ANALYSIS OF THE CONSUMER PROTECTION ACT, 2019

On 15th July 2020, the Government of India has notified the Consumer Protection Act, 2019 (‘New Act’), effective from 20th July 2020. The old consumer protection legislation i.e. The Consumer Protection Act, 1986 (‘Old Act’) has been overhauled keeping in mind the advent of technology, the boom of the e-commerce sector, and various other mechanisms of conducting business in order to protect consumers on both online as well as offline modes. 

Salient features of the New Act:

The New Act has widened the definition of ‘Consumer’: The definition of ‘Consumer’ now includes any person who buys any goods, whether through offline or online transactions, electronic means, teleshopping, direct selling, or multi-level marketing. E-commerce transactions have now also been brought under the purview of the New Act.
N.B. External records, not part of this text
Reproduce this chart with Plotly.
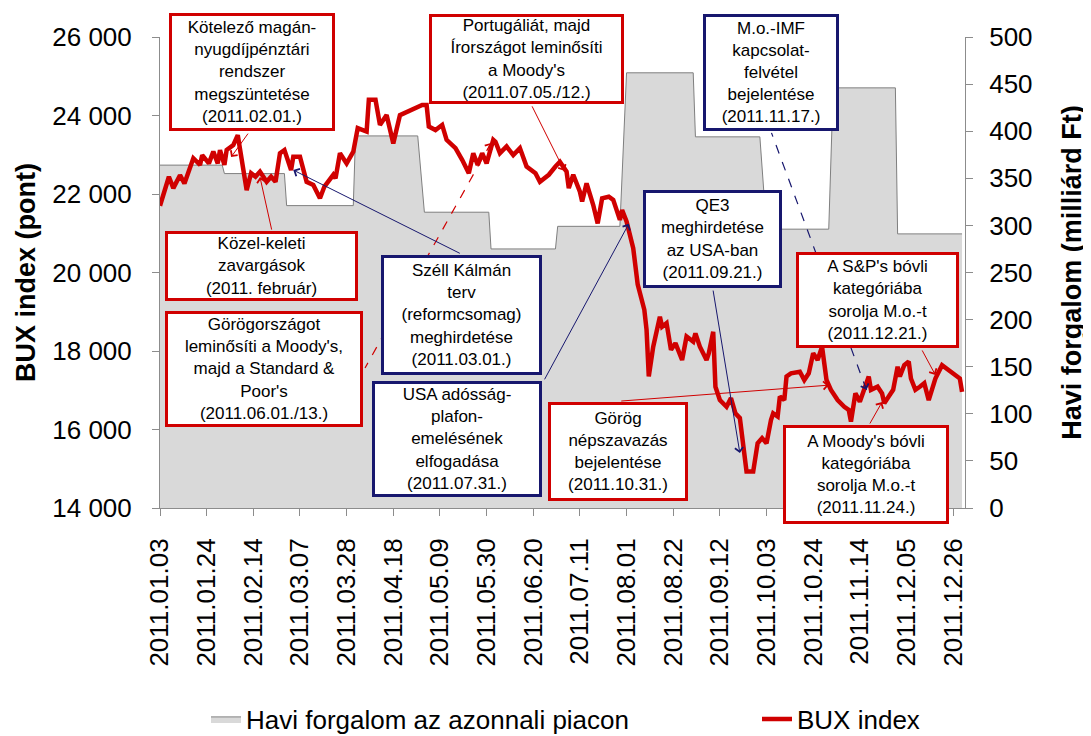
import pandas as pd
import plotly.graph_objects as go

# havi forgalom az azonnali piacon (milliard Ft), honap elso es utolso kereskedesi napja
month_first = ['2011-01-03', '2011-02-01', '2011-03-01', '2011-04-01', '2011-05-02', '2011-06-01',
               '2011-07-01', '2011-08-01', '2011-09-01', '2011-10-03', '2011-11-02', '2011-12-01']
month_last = ['2011-01-31', '2011-02-28', '2011-03-31', '2011-04-29', '2011-05-31', '2011-06-30',
              '2011-07-29', '2011-08-31', '2011-09-30', '2011-10-31', '2011-11-30', '2011-12-30']
turnover = [364, 355, 321, 395, 314, 275, 299, 462, 394, 296, 446, 291]

# BUX index: napok 2011.01.03-tol, zaro ertek (pont)
bux_start = '2011-01-03'
bux_day = [0, 4, 6, 9, 11, 15, 18, 19, 22, 24,
           26, 27, 29, 30, 33, 35, 39, 41, 43, 45,
           48, 50, 52, 54, 56, 59, 60, 63, 66, 69,
           72, 74, 78, 79, 81, 84, 87, 89, 93, 94,
           97, 99, 102, 103, 105, 108, 110, 114, 118, 120,
           121, 124, 127, 129, 133, 136, 139, 141, 143, 145,
           147, 150, 151, 153, 156, 159, 162, 165, 169, 171,
           175, 178, 180, 183, 184, 186, 189, 190, 192, 195,
           197, 199, 202, 204, 207, 208, 210, 213, 215, 218,
           219, 220, 222, 225, 226, 228, 230, 232, 235, 237,
           240, 241, 243, 246, 247, 249, 250, 252, 255, 257,
           259, 261, 263, 264, 267, 269, 271, 273, 275, 276,
           278, 279, 281, 282, 284, 288, 290, 292, 294, 296,
           298, 299, 300, 302, 305, 308, 310, 311, 313, 315,
           317, 319, 320, 323, 325, 326, 328, 330, 332, 333,
           335, 337, 338, 340, 342, 344, 346, 349, 352, 354,
           356, 359, 360, 361]
bux_value = [21700, 22440, 22150, 22480, 22270, 22910, 22740, 22990, 22780, 23080,
             22780, 23120, 22740, 23120, 23250, 23500, 22100, 22530, 22440, 22570,
             22310, 22440, 22310, 23040, 23120, 22610, 22950, 22950, 22310, 22230,
             21890, 22190, 22490, 22400, 23040, 22780, 23080, 23680, 23590, 24400,
             24400, 23760, 24010, 23720, 23290, 24010, 24060, 24190, 24270, 24270,
             23720, 23630, 23760, 23380, 23170, 22870, 22530, 23040, 22740, 23040,
             22780, 23380, 23330, 23040, 23210, 22990, 23170, 22700, 22530, 22310,
             22490, 22700, 22820, 22570, 22150, 22490, 22060, 21810, 22270, 21720,
             21250, 21890, 21930, 21850, 21340, 21590, 21300, 20620, 19700, 19050,
             18540, 17350, 18110, 18870, 18620, 18710, 18030, 18200, 17770, 18370,
             18240, 18450, 18110, 17770, 17940, 18490, 17090, 16750, 16580, 16800,
             16410, 16290, 15310, 14930, 14930, 15650, 15780, 15650, 16240, 16410,
             16330, 16840, 16750, 17350, 17430, 17470, 17260, 17430, 17940, 17770,
             18110, 17600, 17260, 17010, 16750, 16580, 16500, 16200, 16920, 16710,
             17010, 17350, 17010, 17090, 16920, 16670, 16840, 17010, 17600, 17350,
             17640, 17730, 17300, 17010, 17090, 17180, 16750, 17300, 17640, 17560,
             17470, 17350, 17300, 16960]

tick_labels = ['2011.01.03', '2011.01.24', '2011.02.14', '2011.03.07', '2011.03.28', '2011.04.18',
               '2011.05.09', '2011.05.30', '2011.06.20', '2011.07.11', '2011.08.01', '2011.08.22',
               '2011.09.12', '2011.10.03', '2011.10.24', '2011.11.14', '2011.12.05', '2011.12.26']

RED = '#D00000'
NAVY = '#17176E'
FONT = 'Liberation Sans, Arial, sans-serif'

# plot area in window pixels; the page body adds an 8px offset
PL, PR, PT, PB = 160, 965, 37, 508
OFF = 8
W, H = 1091, 736


def px_x(x):
    return (x - PL) / (PR - PL)


def px_y(y):
    return (PB - y) / (PB - PT)


area_x, area_y = [], []
for f, l, v in zip(month_first, month_last, turnover):
    area_x += [f, l]
    area_y += [v, v]

bux_dates = pd.Timestamp(bux_start) + pd.to_timedelta(bux_day, unit='D')
tick_dates = pd.to_datetime(tick_labels, format='%Y.%m.%d')

fig = go.Figure()
fig.add_trace(go.Scatter(x=area_x, y=area_y, mode='lines', fill='tozeroy', yaxis='y',
                         fillcolor='#D9D9D9', line=dict(color='#7F7F7F', width=1),
                         name='Havi forgalom az azonnali piacon', legend='legend'))
fig.add_trace(go.Scatter(x=bux_dates, y=bux_value, mode='lines', yaxis='y2',
                         line=dict(color=RED, width=4.5), name='BUX index', legend='legend2'))

# text boxes: left, top, right, bottom (px), text, colour
boxes = [
    (169, 13, 335, 131, 'Kötelező magán-<br>nyugdíjpénztári<br>rendszer<br>megszüntetése<br>(2011.02.01.)', RED),
    (165, 231, 358, 301, 'Közel-keleti<br>zavargások<br>(2011. február)', RED),
    (165, 311, 363, 427, "Görögországot<br>leminősíti a Moody's,<br>majd a Standard &<br>Poor's<br>(2011.06.01./13.)", RED),
    (381, 255, 542, 375, 'Széll Kálmán<br>terv<br>(reformcsomag)<br>meghirdetése<br>(2011.03.01.)', NAVY),
    (372, 381, 542, 497, 'USA adósság-<br>plafon-<br>emelésének<br>elfogadása<br>(2011.07.31.)', NAVY),
    (548, 402, 688, 501, 'Görög<br>népszavazás<br>bejelentése<br>(2011.10.31.)', RED),
    (643, 190, 782, 288, 'QE3<br>meghirdetése<br>az USA-ban<br>(2011.09.21.)', NAVY),
    (703, 14, 839, 131, 'M.o.-IMF<br>kapcsolat-<br>felvétel<br>bejelentése<br>(2011.11.17.)', NAVY),
    (796, 252, 959, 348, "A S&P's bóvli<br>kategóriába<br>sorolja M.o.-t<br>(2011.12.21.)", RED),
    (783, 425, 949, 524, "A Moody's bóvli<br>kategóriába<br>sorolja M.o.-t<br>(2011.11.24.)", RED),
    (429, 14, 624, 104, "Portugáliát, majd<br>Írországot leminősíti<br>a Moody's<br>(2011.07.05./12.)", RED),
]

# connectors: tip (date, BUX), tail offset in px, colour, dashed
arrows = [
    ('2011-02-04', 22940, 18, -25, RED, False),
    ('2011-02-17', 22430, 12, 54, RED, False),
    ('2011-06-01', 23300, -126, 225, RED, True),
    ('2011-03-04', 22610, 168, 84, NAVY, False),
    ('2011-08-02', 21240, -85, 157, NAVY, False),
    ('2011-10-31', 17130, -209, 16, RED, False),
    ('2011-09-21', 15400, -27, -164, NAVY, False),
    ('2011-11-17', 17010, -95, -257, NAVY, True),
    ('2011-12-18', 17390, -14, -26, RED, False),
    ('2011-11-24', 16700, -13, 23, RED, False),
    ('2011-07-04', 22590, -33, -66, RED, False),
]

for tx, ty, dx, dy, col, dashed in arrows:
    if dashed:
        fig.add_shape(type='line', xref='x', yref='y2', xsizemode='pixel', ysizemode='pixel',
                      xanchor=tx, yanchor=ty, x0=0, y0=0, x1=dx, y1=-dy,
                      line=dict(color=col, width=1.2, dash='dash'))
        n = (dx ** 2 + dy ** 2) ** 0.5
        dx, dy = dx / n * 8, dy / n * 8
    fig.add_annotation(x=tx, y=ty, xref='x', yref='y2', ax=dx, ay=dy, text='',
                       showarrow=True, arrowhead=4, arrowsize=1.6, arrowwidth=1, arrowcolor=col)

BW = 3
for left, top, right, bottom, txt, col in boxes:
    fig.add_annotation(x=px_x(left), y=px_y(top), xref='paper', yref='paper',
                       xanchor='left', yanchor='top', text=txt, showarrow=False,
                       width=right - left - 2 * BW, height=bottom - top - 2 * BW,
                       align='center', valign='middle', bgcolor='white',
                       bordercolor=col, borderwidth=BW, borderpad=0,
                       font=dict(family=FONT, size=17, color='black'))

axis_common = dict(showline=True, linecolor='#8C8C8C', linewidth=1, ticks='outside',
                   tickcolor='#8C8C8C', ticklen=7, showgrid=False, zeroline=False,
                   automargin=False, tickfont=dict(family=FONT, size=26, color='black'))

legend_common = dict(orientation='h', y=px_y(719), xanchor='left', yanchor='middle',
                     font=dict(family=FONT, size=26, color='black'), bgcolor='rgba(0,0,0,0)')

fig.update_layout(
    width=W, height=H,
    margin=dict(l=PL - OFF, r=W - PR + OFF, t=PT - OFF, b=H - PB + OFF, autoexpand=False),
    paper_bgcolor='white', plot_bgcolor='white',
    font=dict(family=FONT, color='black'),
    separators=', ',
    showlegend=True,
    legend=dict(x=px_x(206), **legend_common),
    legend2=dict(x=px_x(757), **legend_common),
    xaxis=dict(type='date', range=['2011-01-03', '2011-12-31 08:00'],
               tickvals=tick_dates, ticktext=tick_labels, tickangle=-90,
               ticklabelstandoff=12, **axis_common),
    yaxis=dict(side='right', range=[0, 500], dtick=50, tickformat='d',
               ticklabelstandoff=11,
               title=dict(text='Havi forgalom (milliárd Ft)', standoff=30,
                          font=dict(family=FONT, size=27, weight='bold', color='black')),
               **axis_common),
    yaxis2=dict(side='left', overlaying='y', range=[14000, 26000], dtick=2000, tickformat=',d',
                ticklabelstandoff=15,
                title=dict(text='BUX index (pont)', standoff=8,
                           font=dict(family=FONT, size=27, weight='bold', color='black')),
                **axis_common),
)

fig.write_html("out.html")
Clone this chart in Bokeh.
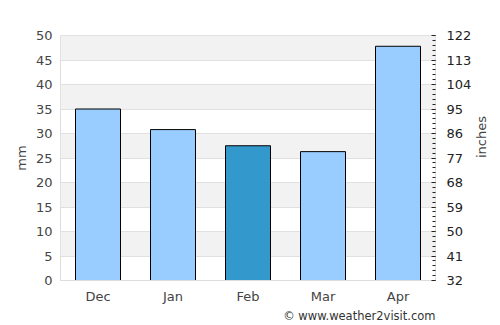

E-filing system for Complaints: A Complainant/Consumer can now institute a Complaint within the territorial jurisdiction of a commission where the Consumer resides or works for gain. Earlier, under the Old Act jurisdiction of filing a complaint was at the place of purchase or where the seller has its registered office address. The New Act further simplifies the procedure for the Consumers by enabling provisions to file complaints electronically and allowing hearing and/or examination of parties through video-conferencing.

Revised Pecuniary Jurisdiction: The revised pecuniary limits under the New

Act are as follows: – 

  1. District Forum – Rs. 20 lakhs to Rs. 1 crore.
  2. State Commission – Rs. 1 crore to Rs. 10 crores.
  3. National Commission – above Rs. 10 crores which earlier was above Rs. 1 crore under the Old Act.
  • Renaming the District Forum: The erstwhile District Consumer Disputes Redressal Forum (“DCDRF”) has been renamed as District Consumer Disputes Redressal Commission (‘DCDRC’/’District Commission’).

 

  • Pre-deposit for filing of appeals: In case of Appeals, the Party against whom any amount is ordered by the District Commission is now under the New Act, required to deposit 50% of the amount ordered by the District Commission, before filing an appeal before the State Commission/State Consumer Disputes Redressal Commission (“SCDRC”). Earlier, the ceiling for the pre-deposit amount for filing appeals was a maximum of Rs. 25,000/-, which has now been removed.

 

  • Revision of limitation period: The limitation period for filing of appeals to the State Commission from an order of District Commission/DCDRC has been increased from 30 days to 45 days. However, the power to condone the delay has been retained.

 

  • Alternate Dispute Resolution (ADR): ADR has been introduced for the speedy resolution of matters with the Parties now being allowed to settle the disputes through mediation.

 

  • Revision in sitting members: The SCDRC shall now have a minimum of 1 President and 4 Members.

 

  • Second Appeal to NCDRC: There is now a provision for a Second Appeal to the NCDRC, in the event where there is a substantial question of law involved.

 

  • Power of review: The NCDRC, SCDRC, and DCDRC can still exercise their powers of Review which have been conferred to them under the New Act.

 

  • Power to hear the appeals against the orders of the Central Authority: The NCDRC is empowered to hear appeals against orders of the Central Authority.

 

  • Powers regarding administrative control: The New Act provides for administrative control of the SCDRC over the DCDRC and that of the NCDRC over the SCDRC. It also provides for an investigation into any allegations against the President and members of a particular SCDRC / DCDRC. The provision also provides for submission of an inquiry report to the State Government concerned along with a copy to the Central Government for their needful action.

 

  • Action for product liability: An action for product liability may now be brought by a Complainant against a product manufacturer or a product service provider or a product seller, as the case may be, for any harm caused to him on account of a defective product.

 

  • Liabilities of Celebrities: Celebrities are no longer immune for the products/ brands they endorse as now they can be held accountable in case misleading advertisements featuring them make vague claims.

 

IMPLICATIONS ON THE E-COMMERCE SECTOR 

E-commerce giants like Amazon and Flipkart ruling the Indian consumer segment over the past few years shall be directly impacted as they have been brought directly under the domain of the New Act. Further, Telemarketing and multilevel marketing have also been brought under the ambit of the law. 

Further, the e-commerce industry might see a rise in litigation in the New Act, as it allows the consumers to file complaints from the place where they reside or work for gain and the consumers also have the legal recourse to file class-action suits under the New Act.

CONCLUSION

The New Act is a step in the right direction and is a welcome move from the three-decade Old Act. With greater powers given to the consumers now, the consumer-driven companies will have to give paramount importance to quality control and customer service to avoid litigations and consequent bad publicity. The growth of the E-commerce sector, also demands a system of checks and now with New Act being notified, the E-commerce sector will be forced to grow responsibly keeping the interest of the consumers in mind.